Because of this, revenue does not come from one source and management is not always consolidated within one office. National branches may do fundraising while the global organisation may seek finance from large funders of international relief initiatives. This means organisations often have some very traditional business travel destinations such as, say, New York or Washington. It also means travel policy and purchasing is sometimes consolidated in the global headquarters, and sometimes managed by the local organisation.

Chris Airey is managing director of Diversity Travel. He says: “In the past very few organisations had travel policies, but now a big proportion do. We’re also now seeing the benefit of mandating – in the past few NGOs mandated policy or the use of a TMC [travel management company], but that is changing as more people come into this sector with experience of the private sector.

“There is a lot around safety. Organisations will categorise countries according to risk level and adjust their approach to traveller risk management accordingly.”

Charity fares

Unlike development agencies, a relief organisation will be unable to commit a given volume of business on specific routes with a designated carrier, so the special fares available to this sector – ‘charity fares’ – are very valuable. Key Travel marketing director John O’Sullivan claims that the TMC started charity (or ‘humanitarian’) fares 30 years ago.

These apply a discount specific either to the corporate client or the TMC, which vary by route. They are available only on selected airlines and via certain TMCs. They are beneficial because the customer, according to O’Sullivan, effectively “gets flexibility on a non-flexible ticket”.

On a charity fare, the airline will hold a flight for longer than it would with a normal published fare before the need to ‘ticket’ (that is, commit to purchase) so these buyers are able to book further in advance than normal.
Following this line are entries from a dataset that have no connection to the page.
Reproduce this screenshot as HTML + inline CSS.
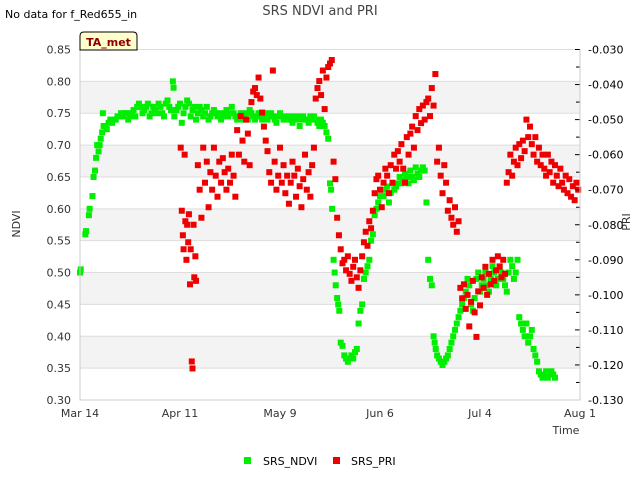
<!DOCTYPE html>
<html><head><meta charset="utf-8"><style>
body{margin:0;background:#fff;font-family:"Liberation Sans","DejaVu Sans",sans-serif;}
svg text{font-family:"DejaVu Sans","Liberation Sans",sans-serif;}
</style></head><body>
<svg id="chart" width="640" height="480" xmlns="http://www.w3.org/2000/svg">
<g id="grid"></g>
<g id="pts"></g>
<g id="axes"></g>
<text x="320" y="15" text-anchor="middle" font-size="13" fill="#444">SRS NDVI and PRI</text>
<text x="5" y="18" font-size="11" fill="#000">No data for f_Red655_in</text>
<g>
<path d="M80,50 L80,36 Q80,32 84,32 L133,32 Q137,32 137,36 L137,50 Z" fill="#ffffcc" stroke="#000" stroke-width="1"/>
<text x="108.5" y="46" text-anchor="middle" font-size="11" font-weight="bold" fill="#8b0000">TA_met</text>
</g>
<text transform="translate(20,224) rotate(-90)" text-anchor="middle" font-size="11" fill="#333">NDVI</text>
<text transform="translate(630,222) rotate(-90)" text-anchor="middle" font-size="11" fill="#333">PRI</text>
<text x="566" y="434" text-anchor="middle" font-size="11" fill="#333">Time</text>
<g><rect x="244" y="457" width="7" height="7" fill="#00ee00"/><text x="263" y="465" font-size="11" fill="#000">SRS_NDVI</text></g>
<g><rect x="333" y="457" width="7" height="7" fill="#ee0000"/><text x="351" y="465" font-size="11" fill="#000">SRS_PRI</text></g>
</svg>
<script>
const xTickLabels=["Mar 14","Apr 11","May 9","Jun 6","Jul 4","Aug 1"];
const xTickDays=[0,28,56,84,112,140];
const yTicks=[0.30,0.35,0.40,0.45,0.50,0.55,0.60,0.65,0.70,0.75,0.80,0.85];
const y2Ticks=[-0.130,-0.120,-0.110,-0.100,-0.090,-0.080,-0.070,-0.060,-0.050,-0.040,-0.030];
const ndviDays=[0,0.2,1.5,1.7,2.5,2.7,3.5,3.8,4.2,4.5,4.8,5.2,5.5,5.8,6.2,6.4,6.6,7,7.5,8,8.5,9,9.5,10,10.5,11,11.5,12,12.5,13,13.5,14,14.5,15,15.5,16,16.5,17,17.5,18,18.5,19,19.5,20,20.5,21,21.5,22,22.5,23,23.5,24,24.5,25,25.5,26,26.2,26.4,27,27.5,28,28.5,29,29.5,30,30.5,31,31.5,32,32.5,33,33.5,34,34.5,35,35.5,36,36.5,37,37.5,38,38.5,39,39.5,40,40.5,41,41.5,42,42.5,43,43.5,44,44.5,45,45.5,46,46.5,47,47.5,48,48.5,49,49.5,50,50.5,51,51.5,52,52.5,53,53.5,54,54.5,55,55.5,56,56.5,57,57.5,58,58.5,59,59.5,60,60.5,61,61.5,62,62.5,63,63.5,64,64.5,65,65.5,66,66.5,67,67.5,68,68.5,69,69.5,70,70.3,70.6,71,71.3,71.6,72,72.3,72.6,73,73.5,74,74.5,75,75.5,76,76.5,77,77.5,78,78.5,79,79.5,80,80.5,81,81.5,82,82.5,83,83.5,84,84.5,85,85.5,86,86.5,87,87.5,88,88.5,89,89.5,90,90.5,91,91.5,92,92.5,93,93.5,94,94.5,95,95.5,96,96.5,97,97.5,98,98.5,99,99.3,99.6,100,100.5,101,101.5,102,102.5,103,103.5,104,104.5,105,105.5,106,106.5,107,107.5,108,108.5,109,109.5,110,110.5,111,111.5,112,112.5,113,113.5,114,114.5,115,115.5,116,116.5,117,117.5,118,118.5,119,119.5,120,120.5,121,121.5,122,122.5,123,123.5,124,124.5,125,125.5,126,126.5,127,127.5,128,128.5,129,129.5,130,130.5,131,131.5,132,132.5,133,133.5,134,134.5,135,135.5,136,136.5,137,137.5,138,138.5,139,139.5];
const ndviVals=[0.50,0.505,0.56,0.565,0.59,0.60,0.62,0.65,0.66,0.68,0.70,0.69,0.70,0.71,0.72,0.75,0.73,0.73,0.725,0.735,0.74,0.735,0.74,0.74,0.745,0.745,0.75,0.745,0.75,0.75,0.74,0.745,0.75,0.755,0.745,0.76,0.765,0.76,0.75,0.755,0.76,0.765,0.745,0.75,0.76,0.755,0.75,0.765,0.76,0.75,0.745,0.765,0.77,0.76,0.755,0.80,0.79,0.745,0.755,0.76,0.765,0.735,0.75,0.76,0.77,0.765,0.745,0.755,0.76,0.74,0.75,0.76,0.755,0.745,0.75,0.76,0.74,0.745,0.75,0.755,0.75,0.745,0.75,0.74,0.745,0.75,0.755,0.745,0.75,0.76,0.75,0.745,0.74,0.745,0.75,0.74,0.745,0.75,0.74,0.755,0.75,0.745,0.74,0.745,0.75,0.745,0.74,0.745,0.75,0.74,0.745,0.75,0.745,0.74,0.735,0.745,0.75,0.745,0.74,0.745,0.74,0.745,0.74,0.735,0.745,0.74,0.745,0.73,0.74,0.745,0.74,0.74,0.735,0.745,0.74,0.745,0.74,0.735,0.73,0.74,0.735,0.73,0.72,0.71,0.64,0.63,0.60,0.52,0.50,0.48,0.46,0.45,0.44,0.39,0.385,0.37,0.365,0.36,0.365,0.37,0.365,0.375,0.38,0.42,0.44,0.45,0.49,0.50,0.51,0.52,0.55,0.56,0.59,0.60,0.61,0.62,0.63,0.62,0.63,0.635,0.61,0.625,0.64,0.63,0.635,0.64,0.65,0.64,0.645,0.655,0.65,0.64,0.66,0.65,0.645,0.665,0.655,0.65,0.66,0.665,0.66,0.61,0.52,0.49,0.48,0.40,0.39,0.38,0.37,0.365,0.36,0.355,0.36,0.365,0.37,0.38,0.39,0.40,0.41,0.42,0.43,0.44,0.45,0.46,0.47,0.49,0.48,0.45,0.44,0.46,0.49,0.50,0.47,0.48,0.49,0.50,0.48,0.47,0.49,0.51,0.50,0.48,0.49,0.51,0.50,0.49,0.48,0.47,0.50,0.52,0.51,0.49,0.50,0.52,0.43,0.42,0.41,0.40,0.42,0.39,0.40,0.41,0.38,0.37,0.36,0.345,0.34,0.335,0.34,0.345,0.335,0.34,0.345,0.34,0.335];
const priDays=[28.2,28.5,28.8,29,29.3,29.5,29.8,30,30.3,30.5,30.8,31,31.3,31.5,31.8,32,32.3,32.5,33,33.5,34,34.5,35,35.5,36,36.5,37,37.5,38,38.5,39,39.5,40,40.5,41,41.5,42,42.5,43,43.5,44,44.5,45,45.5,46,46.5,47,47.5,48,48.5,49,49.5,50,50.5,51,51.5,52,52.5,53,53.5,54,54.5,55,55.5,56,56.5,57,57.5,58,58.5,59,59.5,60,60.5,61,61.5,62,62.5,63,63.5,64,64.5,65,65.5,66,66.5,67,67.5,68,68.5,69,69.5,70,70.5,71,71.5,72,72.5,73,73.5,74,74.5,75,75.5,76,76.5,77,77.5,78,78.5,79,79.5,80,80.5,81,81.5,82,82.5,83,83.5,84,84.5,85,85.5,86,86.5,87,87.5,88,88.5,89,89.5,90,90.5,91,91.5,92,92.5,93,93.5,94,94.5,95,95.5,96,96.5,97,97.5,98,98.5,99,99.5,100,100.5,101,101.5,102,102.5,103,103.5,104,104.5,105,105.5,106,106.5,107,107.5,108,108.5,109,109.5,110,110.5,111,111.5,112,112.5,113,113.5,114,114.5,115,115.5,116,116.5,117,117.5,118,118.5,119,119.5,120,120.5,121,121.5,122,122.5,123,123.5,124,124.5,125,125.5,126,126.5,127,127.5,128,128.5,129,129.5,130,130.5,131,131.5,132,132.5,133,133.5,134,134.5,135,135.5,136,136.5,137,137.5,138,138.5,139,139.5];
const priVals=[-0.058,-0.076,-0.083,-0.087,-0.060,-0.079,-0.090,-0.080,-0.085,-0.077,-0.097,-0.087,-0.119,-0.121,-0.080,-0.095,-0.089,-0.096,-0.063,-0.070,-0.078,-0.058,-0.068,-0.062,-0.075,-0.065,-0.070,-0.058,-0.066,-0.072,-0.062,-0.068,-0.061,-0.065,-0.070,-0.064,-0.068,-0.060,-0.066,-0.072,-0.053,-0.060,-0.049,-0.056,-0.062,-0.050,-0.054,-0.063,-0.045,-0.042,-0.041,-0.043,-0.038,-0.044,-0.048,-0.052,-0.056,-0.059,-0.065,-0.068,-0.036,-0.062,-0.070,-0.066,-0.058,-0.068,-0.063,-0.071,-0.066,-0.074,-0.068,-0.062,-0.066,-0.072,-0.064,-0.069,-0.075,-0.067,-0.060,-0.070,-0.065,-0.072,-0.063,-0.058,-0.044,-0.041,-0.039,-0.043,-0.036,-0.047,-0.038,-0.035,-0.034,-0.033,-0.062,-0.067,-0.078,-0.083,-0.087,-0.091,-0.090,-0.093,-0.089,-0.094,-0.096,-0.092,-0.090,-0.095,-0.098,-0.093,-0.089,-0.085,-0.082,-0.086,-0.079,-0.081,-0.076,-0.071,-0.067,-0.066,-0.070,-0.075,-0.068,-0.064,-0.066,-0.071,-0.063,-0.068,-0.060,-0.064,-0.059,-0.062,-0.057,-0.064,-0.068,-0.055,-0.060,-0.054,-0.052,-0.058,-0.049,-0.053,-0.047,-0.051,-0.046,-0.050,-0.045,-0.044,-0.049,-0.041,-0.046,-0.037,-0.062,-0.058,-0.066,-0.071,-0.063,-0.068,-0.076,-0.073,-0.078,-0.080,-0.075,-0.082,-0.079,-0.098,-0.101,-0.097,-0.104,-0.100,-0.109,-0.102,-0.096,-0.105,-0.112,-0.099,-0.103,-0.095,-0.098,-0.092,-0.100,-0.094,-0.097,-0.090,-0.096,-0.093,-0.089,-0.092,-0.095,-0.090,-0.094,-0.068,-0.065,-0.060,-0.066,-0.062,-0.058,-0.063,-0.057,-0.061,-0.056,-0.059,-0.050,-0.055,-0.052,-0.057,-0.060,-0.055,-0.062,-0.058,-0.063,-0.060,-0.064,-0.066,-0.060,-0.065,-0.062,-0.068,-0.063,-0.066,-0.069,-0.064,-0.068,-0.070,-0.066,-0.071,-0.067,-0.072,-0.069,-0.073,-0.068,-0.070];

const L=80,R=580,T=49.5,B=400;
const xS=d=>L+(d-0)/140*(R-L);
const yS=v=>B-(v-0.30)/0.55*(B-T);
const y2S=v=>B-(v+0.130)/0.100*(B-T);
const NS="http://www.w3.org/2000/svg";
function mk(tag,attrs,parent){const e=document.createElementNS(NS,tag);for(const k in attrs)e.setAttribute(k,attrs[k]);parent.appendChild(e);return e;}
const grid=document.getElementById('grid'),axes=document.getElementById('axes'),pts=document.getElementById('pts');
for(let i=0;i<yTicks.length-1;i++){
  if(i%2===1){const r=mk('rect',{x:L,y:yS(yTicks[i+1]),width:R-L,height:yS(yTicks[i])-yS(yTicks[i+1]),fill:'#f3f3f3'},grid);
  
  }
}
yTicks.forEach(v=>{const l=mk('line',{x1:L,x2:R,y1:yS(v),y2:yS(v),stroke:'#ddd','stroke-width':1},grid);


const t=mk('text',{x:L-9,y:yS(v)+4,'text-anchor':'end','font-size':11,fill:'#333'},axes);t.textContent=v.toFixed(2);

});
for(let i=0;i<y2Ticks.length;i++){const v=y2Ticks[i];
  const t=mk('text',{x:R+8,y:y2S(v)+4,'font-size':11,fill:'#000'},axes);t.textContent=v.toFixed(3);
  
  
  mk('line',{x1:R-5,x2:R,y1:y2S(v),y2:y2S(v),stroke:'#000'},axes);
  if(i<y2Ticks.length-1){const m=v+0.005;mk('line',{x1:R-4,x2:R,y1:y2S(m),y2:y2S(m),stroke:'#000'},axes);}
}
xTickDays.forEach((d,i)=>{const t=mk('text',{x:xS(d),y:B+17,'text-anchor':'middle','font-size':11,fill:'#333'},axes);t.textContent=xTickLabels[i];

});
mk('path',{d:`M${L},${T} L${L},${B} L${R},${B} L${R},${T}`,fill:'none',stroke:'#ccc'},axes);
const nN=Math.min(ndviDays.length,ndviVals.length);
for(let i=0;i<nN;i++){const r=mk('rect',{x:xS(ndviDays[i])-3,y:yS(ndviVals[i])-3,width:6,height:6,fill:'#00ee00'},pts);

}
const nP=Math.min(priDays.length,priVals.length);
for(let i=0;i<nP;i++){const r=mk('rect',{x:xS(priDays[i])-3,y:y2S(priVals[i])-3,width:6,height:6,fill:'#ee0000'},pts);

}
</script>
</body></html>
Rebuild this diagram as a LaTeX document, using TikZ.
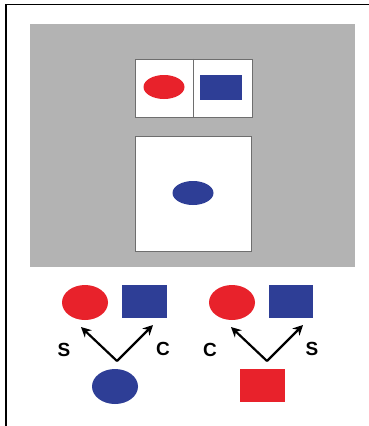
\documentclass[tikz,border=0pt]{standalone}
\usepackage{fontspec}
\setmainfont{Liberation Sans}
\usetikzlibrary{arrows.meta,shapes.geometric}
\definecolor{sred}{HTML}{E8222B}
\definecolor{sblue}{HTML}{2E3E96}
\definecolor{sgray}{HTML}{B3B3B3}
\definecolor{frameline}{HTML}{6E6E6E}
\begin{document}
\begin{tikzpicture}[x=1pt,y=-1pt,
  redell/.style={ellipse, fill=sred, inner sep=0pt, minimum width=#1},
  blueell/.style={ellipse, fill=sblue, inner sep=0pt, minimum width=#1},
  redbox/.style={rectangle, fill=sred, inner sep=0pt},
  bluebox/.style={rectangle, fill=sblue, inner sep=0pt},
  panel/.style={rectangle, draw=frameline, line width=1pt, fill=white, inner sep=0pt},
  lab/.style={font=\fontsize{19}{19}\selectfont\bfseries, inner sep=0pt},
  arr/.style={line width=2.2pt, -{Stealth[length=10pt,width=10pt]}}]
\useasboundingbox (0,0) rectangle (369,426);
\fill[white] (0,0) rectangle (369,426);
\draw[line width=1.5pt] (6,426) -- (6,4.5) -- (369,4.5);
% gray stage
\node[rectangle, fill=sgray, inner sep=0pt, minimum width=325pt, minimum height=243pt] (stage) at (192.5,145.5) {};
% top panel
\node[panel, minimum width=117pt, minimum height=58pt] (top) at (193.5,88) {};
\draw[frameline, line width=1pt] (top.north) -- (top.south);
\node[redell=41pt, minimum height=24pt] (e1) at (164,87) {};
\node[bluebox, minimum width=42pt, minimum height=25pt] (r1) at (221,87.5) {};
% bottom panel
\node[panel, minimum width=116pt, minimum height=115pt] (bot) at (193,193.5) {};
\node[blueell=41pt, minimum height=24pt] (e2) at (193,193) {};
% lower left group
\node[redell=46pt, minimum height=35pt] (le1) at (85,302.5) {};
\node[bluebox, minimum width=45pt, minimum height=33pt] (lr1) at (144.5,301.5) {};
\node[blueell=46pt, minimum height=35pt] (le2) at (115,386.5) {};
\coordinate (la) at (117,361);
\coordinate (lt1) at (81,327);
\coordinate (lt2) at (153,325);
\draw[arr] (la) -- (lt1);
\draw[arr] (la) -- (lt2);
\node[lab] (ls) at (64,350) {S};
\node[lab] (lc) at (163,349) {C};
% lower right group
\node[redell=46pt, minimum height=35pt] (re1) at (232,302.5) {};
\node[bluebox, minimum width=44pt, minimum height=33pt] (rr1) at (291,301.5) {};
\node[redbox, minimum width=45pt, minimum height=33pt] (rr2) at (262.5,385.5) {};
\coordinate (ra) at (267,361);
\coordinate (rt1) at (231,327);
\coordinate (rt2) at (303,325);
\draw[arr] (ra) -- (rt1);
\draw[arr] (ra) -- (rt2);
\node[lab] (rc) at (210,350) {C};
\node[lab] (rs) at (312,349) {S};
\end{tikzpicture}
\end{document}
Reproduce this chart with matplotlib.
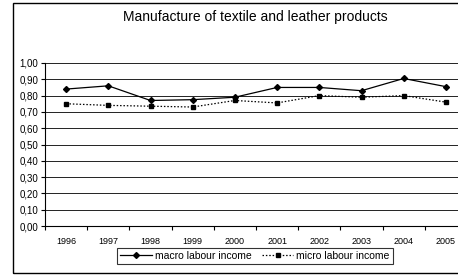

It will also not charge for cancellation or booking changes; and allow extra baggage – depending on the airline, two or three pieces of checked baggage will be included in the fare.

The excess baggage allowance is especially attractive for this market. To quote Ian Allan Travel’s managing director Pat O’Neill: “Someone going to east Africa for six months isn’t going to be carrying only 23kg, and may very well also be carrying medical supplies and equipment.”

Diversity’s Airey highlights the cost-conscious nature of the sector. “Travellers are generally in the economy end of cabins, standard class on trains, and there are tight budget restrictions around hotels,” he says.

Despite this, the sector does acknowledge that cheapest is not always appropriate. As O’Sullivan says: “There is a delicate balance between employee well-being and budget. Itineraries are generally much more complex so you’re not just finding best fares but the best route. There’s the length of stopover, the traveller could be going to one destination and travelling back from another, and itineraries take a lot longer to book. Online doesn’t work as it always returns the cheapest fare, and that isn’t always the best solution.”

O’Neill agrees. “Sometimes people will want to travel in club class if they have to hit the ground running when they arrive. It can’t be scripted because it’s reactionary. We have a dedicated team that requires people with the sharpest of minds and a degree of experience, with an extensive knowledge of visa and transit visa requirements.”

Chris Airey believes the sector is the most challenging to manage. He says: “Disasters don’t wait until 9am on a Tuesday morning to happen. From absolutely nothing you can go to an immensely busy period that is unplanned, and that can present challenges.”

Former UK Foreign Secretary David Miliband still travels the world in his current role of president and CEO of the International Rescue Committee, but the challenges are quite different. On a recent trip to Liberia he was asked if he had concerns about his safety. He replied: “I don’t think the leader of an NGO can call himself brave for going somewhere when 300 staff of his organisation are working here every day. If it’s safe enough for my staff, it’s safe enough for me.” That’s risk management in action.